Transformative Shift in Cryptocurrency Regulation
In a transformative shift regarding cryptocurrency regulation, the Office of the Comptroller of the Currency (OCC) has authorized traditional banks to engage in riskless principal transactions involving digital assets. This new guidance, released on December 9, signifies a pivotal moment in the integration of cryptocurrencies into mainstream banking, permitting institutions to facilitate trades while sidestepping the direct risks associated with holding such assets.
Empowerment of Banks as Intermediaries
Under this framework, banks are now empowered to act as intermediaries for cryptocurrency transactions, connecting customers with counterparties without needing to carry the digital currencies on their own balance sheets. This innovation allows banks to offer enhanced services while mitigating exposure to the volatility intrinsic to the crypto market.
Shift from Previous Regulatory Stance
This recent directive marks a notable turnaround from the OCC’s previous stance, which was marked by a rigorous regulatory approach from 2021 to 2024. During these years, the agency worked in tandem with the Federal Reserve to establish stringent oversight focused on the inherent dangers of cryptocurrencies, such as liquidity risks and price fluctuations.
Advancement of Digital Asset Programs
With the OCC’s new guidance, banks that had previously explored cryptocurrency initiatives can now advance to full-scale digital asset programs. Currently, only a handful of institutions have OCC charters explicitly for crypto-related activities, with Anchorage Digital being one of the notable exceptions as a chartered crypto bank. This updated regulatory perspective is likely to foster the development of hybrid banks that seamlessly blend traditional banking services with digital asset offerings.
Customer Advantages and Consumer Protections
A key aspect of this policy alteration is the emphasis on customer advantages. With regulated banks now able to provide cryptocurrency transaction services, customers can benefit from increased oversight and consumer protections that unregulated platforms cannot guarantee. This regulatory framework enables consumers to access digital asset markets through institutions that are subject to federal oversight and compliance requirements, offering a safer alternative to transactions made through anonymous traders or unregulated exchanges.

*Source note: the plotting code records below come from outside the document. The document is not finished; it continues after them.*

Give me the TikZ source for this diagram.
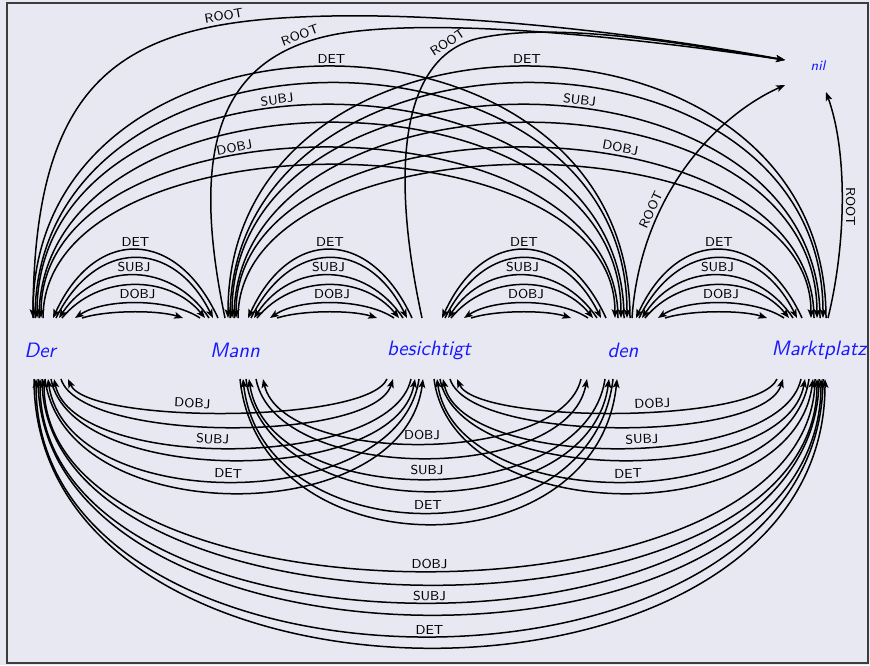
\documentclass[tikz,border=0pt]{standalone}
\usetikzlibrary{arrows.meta,calc}
\definecolor{paper}{RGB}{232,232,242}
\definecolor{wordblue}{RGB}{25,25,255}
\definecolor{framegray}{RGB}{60,60,60}
\begin{document}
\begin{tikzpicture}[x=0.5pt,y=-0.5pt,
  word/.style={font=\fontsize{10.4}{12}\selectfont\sffamily\itshape, text=wordblue, inner sep=0pt},
  rootword/.style={font=\fontsize{7}{8}\selectfont\sffamily\itshape, text=wordblue, inner sep=0pt},
  relfont/.style={font=\fontsize{6.5}{7}\selectfont\sffamily, inner sep=1.5pt},
  rel/.style={relfont, sloped, above},
  dep/.style={line width=0.75pt, black},
  tipR/.style={dep, -{Stealth[length=4.4pt,width=3.4pt,inset=1pt]}},
  tipL/.style={dep, {Stealth[length=4.4pt,width=3.4pt,inset=1pt]}-}]
\useasboundingbox (0,0) rectangle (870,665);
\fill[paper] (0,0) rectangle (870,665);
\draw[framegray, line width=0.8pt] (7,3) rectangle (868,663);

% the sentence and the artificial root
\node[word] (w1) at (40,350) {Der};
\node[word] (w2) at (235,350) {Mann};
\node[word] (w3) at (429,350) {besichtigt};
\node[word] (w4) at (623,350) {den};
\node[word] (w5) at (819,350) {Marktplatz};
\node[rootword] (nil) at (818,66) {nil};

% neighbouring words: both directions, three relations, above the words
\foreach \L/\R in {w1/w2,w2/w3,w3/w4,w4/w5}{
  \foreach \lo/\ro/\hy/\dx/\lab in {13/-17/91/42/DET, 19/-26/57/38/SUBJ, 35/-35/20/30/DOBJ}{
    \draw[tipL] ($(\L)+(\lo,-32)$) .. controls +(\dx,-\hy) and +(-\dx,-\hy) .. ($(\R)+(\ro,-32)$) node[rel,pos=0.5]{\lab};
  }
  \foreach \lo/\ro/\hy/\dx in {16/-22/80/40, 22/-30/44/36, 42/-52/8/25}{
    \draw[tipR] ($(\L)+(\lo,-32)$) .. controls +(\dx,-\hy) and +(-\dx,-\hy) .. ($(\R)+(\ro,-32)$);
  }
}

% words three apart, above the words
\foreach \L/\R/\s in {w1/w4/-1, w2/w5/1}{
  \foreach \lo/\ro/\hy/\lab/\dl in {-7/7/335/DET/0, -3/1/284/SUBJ/0.06, 1/-5/227/DOBJ/0.11}{
    \pgfmathsetmacro\p{0.5+\s*\dl}
    \draw[tipL] ($(\L)+(\lo,-32)$) .. controls +(0,-\hy) and +(0,-\hy) .. ($(\R)+(\ro,-32)$) node[rel,pos=\p]{\lab};
  }
  \foreach \lo/\ro/\hy in {-5/4/313, -1/-2/260, 3/-8/204}{
    \draw[tipR] ($(\L)+(\lo,-32)$) .. controls +(0,-\hy) and +(0,-\hy) .. ($(\R)+(\ro,-32)$);
  }
}

% words two apart, below the words
\foreach \L/\R/\s/\extra in {w1/w3/-1/0, w2/w4/0/31, w3/w5/1/0}{
  \foreach \lo/\ro/\hy/\lab/\dl in {8/-10/137/DET/0.01, 14/-18/92/SUBJ/0.04, 28/-42/45/DOBJ/0.08}{
    \pgfmathsetmacro\p{0.5+\s*\dl}
    \pgfmathsetmacro\hh{\hy+\extra*4/3}
    \draw[tipL] ($(\L)+(\lo,29)$) .. controls +(20,\hh) and +(-20,\hh) .. ($(\R)+(\ro,29)$) node[rel,pos=\p]{\lab};
  }
  \foreach \lo/\ro/\hy in {5/-6/152, 11/-14/108, 21/-36/64}{
    \pgfmathsetmacro\hh{\hy+\extra*4/3}
    \draw[tipR] ($(\L)+(\lo,29)$) .. controls +(20,\hh) and +(-20,\hh) .. ($(\R)+(\ro,29)$);
  }
}

% first and last word, below the words
\foreach \lo/\ro/\hy/\lab in {-4/4/343/DET, 0/0/298/SUBJ, 4/-4/256/DOBJ}{
  \draw[tipL] ($(w1)+(\lo,29)$) .. controls +(0,\hy) and +(0,\hy) .. ($(w5)+(\ro,29)$) node[rel,pos=0.5,yshift=-0.8pt]{\lab};
}
\foreach \lo/\ro/\hy in {-6/6/358, -2/2/314, 2/-2/274}{
  \draw[tipR] ($(w1)+(\lo,29)$) .. controls +(0,\hy) and +(0,\hy) .. ($(w5)+(\ro,29)$);
}

% every word attached to the root
\draw[tipR] ($(w1)+(-7,-32)$) .. controls (33,80) and (120,25) .. (300,17) node[rel,pos=0.85]{ROOT}
  .. controls (450,10) and (650,35) .. ($(nil)+(-33,-6)$);
\draw[tipR] ($(w2)+(-10,-32)$) .. controls (190,150) and (215,50) .. (350,32) node[rel,pos=0.87]{ROOT}
  .. controls (458,18) and (650,40) .. ($(nil)+(-33,-6)$);
\draw[tipR] ($(w3)+(-7,-32)$) .. controls (390,170) and (400,55) .. (480,38) node[rel,pos=0.87]{ROOT}
  .. controls (560,21) and (690,45) .. ($(nil)+(-33,-6)$);
\draw[tipR] ($(w4)+(9,-32)$) .. controls (640,200) and (712,118) .. ($(nil)+(-33,19)$) node[rel,pos=0.33]{ROOT};
\draw[tipR] ($(w5)+(9,-32)$) .. controls (847,240) and (847,150) .. ($(nil)+(8,26)$) node[relfont,pos=0.46,rotate=-90,anchor=south]{ROOT};
\end{tikzpicture}
\end{document}
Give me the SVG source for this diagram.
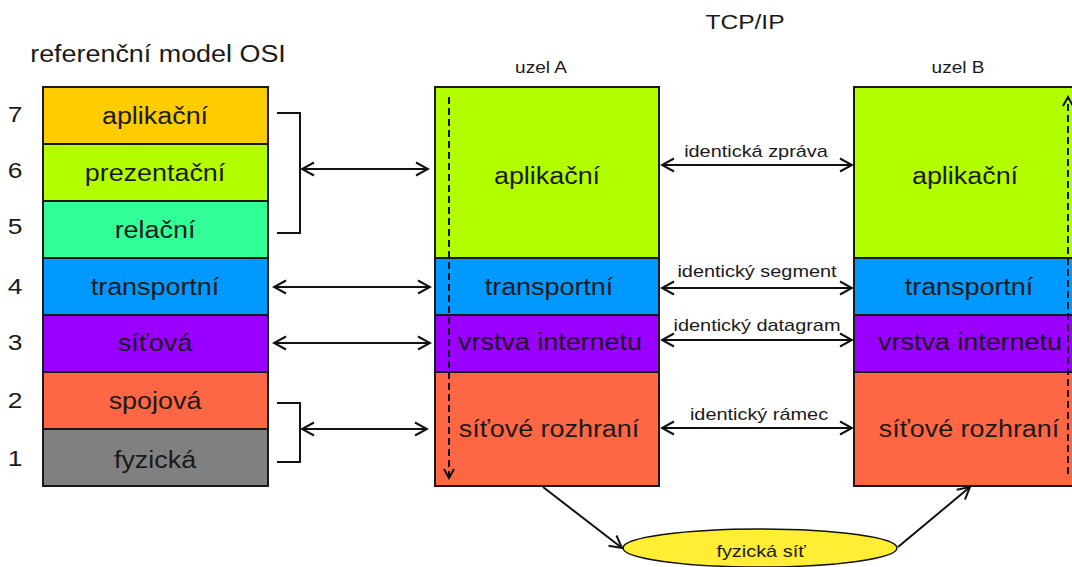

Ensuring Safety and Soundness
In conjunction with these changes, the OCC has made clear that all riskless principal crypto transactions must conform to established safety and soundness standards, and banks will continue to operate under existing laws and regulatory scrutiny. The agency intends to integrate digital asset activities into its regular supervisory reviews, ensuring that the increased adoption of cryptocurrencies is paired with robust oversight.